Pytorch 搭建网络架构

Train()

每次搭神经网络都要写这个train() 函数,这次Lab作业的train()函数的框架很全面,记录一下,供之后借鉴。

from tqdm import tqdm
import torch
device = torch.device("cuda" if torch.cuda.is_available() else "cpu")

model = my_model(...).to(device)
model = model.double()
lr = 0.001  # learning rate
criterion = nn.BCELoss() 
optimizer = torch.optim.Adam(model.parameters(), lr=lr)

def train(x_train=my_docs_array_train,
          y_train=my_labels_array_train,
          x_test=my_docs_array_test,
          y_test=my_labels_array_test,
          word_dict=index_to_word,
          batch_size=batch_size,
          nb_epochs=nb_epochs):
          
  	model.train() # switch to `train` mode
    train_data = get_loader(x_train, y_train, batch_size)
    test_data = get_loader(my_docs_array_test, my_labels_array_test, batch_size)

    best_validation_acc = 0.0
    p = 0 # patience for early-stopping 

    for epoch in range(1, nb_epochs + 1): 
    	# store the loss and accuracy in each batch
        losses = []
        accuracies = []
        # use tqdm to better visualize the training process
        with tqdm(train_data, unit="batch") as tepoch: # evaluate every batch
            for idx, data in enumerate(tepoch):
                tepoch.set_description(f"Epoch {epoch}") # custome the printed message in tqdm
                optimizer.zero_grad()
                input = data['document'].to(device)
                label = data['label'].to(device)
                label = label.double()
                output = model.forward(input)[0]
                output = output[:, -1]
                loss = criterion(output, label)
                loss.backward() # backward propagation
                torch.nn.utils.clip_grad_norm_(model.parameters(), 0.5) # prevent exploding gradient 
                optimizer.step() # update parameters
                
				# Attention: this is loss on whole batch of data, not averaged.
                losses.append(loss.item())
                accuracy = torch.sum(torch.round(output) == label).item() / len(label)
                accuracies.append(accuracy)
                # custome what is printed in tqdm message
                tepoch.set_postfix(loss=sum(losses)/len(losses), accuracy=100. * sum(accuracies)/len(accuracies))

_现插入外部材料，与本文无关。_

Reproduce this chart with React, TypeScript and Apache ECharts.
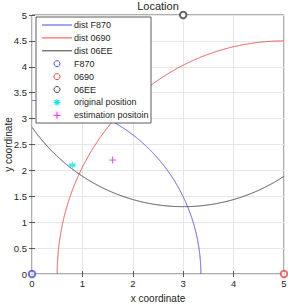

        test_acc = evaluate_accuracy(test_data)
        # Attention: loss is are averaged on batches.
        print("===> Epoch {} Complete: Avg. Loss: {:.4f}, Validation Accuracy: {:3.2f}%"
              .format(epoch, sum(losses)/len(losses), 100.*test_acc))
		
		# save the model or not
        if test_acc >= best_validation_acc:
            best_validation_acc = test_acc
            print("Validation accuracy improved, saving model...")
            torch.save(model.state_dict(), './best_model.pt')
            p = 0
            print()
        else:
            p += 1
            # early-stopping
            if p==my_patience:
                print("Validation accuracy did not improve for {} epochs, stopping training...".format(my_patience))
    print("Loading best checkpoint...")    
    model.load_state_dict(torch.load('./best_model.pt'))
    model.eval()
    print('done.')

def evaluate(data_loader):
  model.eval()
  correct = 0
  total = 0
  for data in data_loader:
    input = data['document'].to(device)
    label = data['label'].to(device)
    label = label.double()
    output = model.forward(input)[0]
    output = output[:, -1]
    loss = criterion(output, label)
    losses.append(loss.item())
    correct += torch.sum(output == label).item()
    total += len(label)
  return correct/total

打印出的训练信息
注意:losses 的每一项对应着一个 Batch 数据的平均 loss。训练过程中打印的 loss,是截止目前为止,该 epoch 中已经训练过数据上的平均 loss。最终打印的 Avg. Loss 就是该 epoch 中全部训练数据的平均 loss。对于 accuracy 同理。这就是为什么我们总是看到在一个 epoch 结束后,下一个 epoch 前几个 batch 的 loss 会骤降一些,accuracy 则会骤升几个点——因为前一个 epoch 的后几个 batch 的 loss 和 accuracy 被平均值拖了后腿。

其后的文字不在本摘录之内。